┌──
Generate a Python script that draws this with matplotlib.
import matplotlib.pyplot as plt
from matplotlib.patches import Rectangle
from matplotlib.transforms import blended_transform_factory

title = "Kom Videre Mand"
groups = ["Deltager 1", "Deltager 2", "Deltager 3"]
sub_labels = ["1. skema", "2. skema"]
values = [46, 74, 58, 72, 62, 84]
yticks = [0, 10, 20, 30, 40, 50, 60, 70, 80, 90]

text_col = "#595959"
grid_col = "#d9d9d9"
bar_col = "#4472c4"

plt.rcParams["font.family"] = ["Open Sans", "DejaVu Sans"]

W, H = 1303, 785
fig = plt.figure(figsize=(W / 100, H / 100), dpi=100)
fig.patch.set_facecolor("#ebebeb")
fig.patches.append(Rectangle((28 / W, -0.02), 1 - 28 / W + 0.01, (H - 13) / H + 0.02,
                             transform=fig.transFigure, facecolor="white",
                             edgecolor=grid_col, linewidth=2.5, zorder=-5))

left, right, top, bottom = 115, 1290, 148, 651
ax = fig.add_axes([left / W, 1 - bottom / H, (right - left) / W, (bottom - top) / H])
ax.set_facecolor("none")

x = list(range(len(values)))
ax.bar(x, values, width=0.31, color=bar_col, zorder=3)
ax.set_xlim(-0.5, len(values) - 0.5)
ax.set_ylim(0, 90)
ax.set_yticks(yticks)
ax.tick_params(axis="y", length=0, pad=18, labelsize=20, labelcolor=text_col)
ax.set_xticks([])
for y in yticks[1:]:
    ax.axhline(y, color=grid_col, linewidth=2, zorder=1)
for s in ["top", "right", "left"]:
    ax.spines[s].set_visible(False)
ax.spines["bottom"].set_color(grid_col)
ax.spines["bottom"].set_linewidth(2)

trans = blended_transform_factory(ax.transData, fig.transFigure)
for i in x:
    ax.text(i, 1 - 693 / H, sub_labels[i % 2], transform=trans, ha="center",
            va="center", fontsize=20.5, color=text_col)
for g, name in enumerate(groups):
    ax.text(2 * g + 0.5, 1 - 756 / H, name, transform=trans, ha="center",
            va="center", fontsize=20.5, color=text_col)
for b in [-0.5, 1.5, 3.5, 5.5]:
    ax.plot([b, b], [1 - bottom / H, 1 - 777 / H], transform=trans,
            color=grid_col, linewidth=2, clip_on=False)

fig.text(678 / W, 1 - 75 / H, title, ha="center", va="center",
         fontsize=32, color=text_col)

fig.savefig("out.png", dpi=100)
└──
Work out the number of lines above that include the string "matplotlib" and write only that number.

4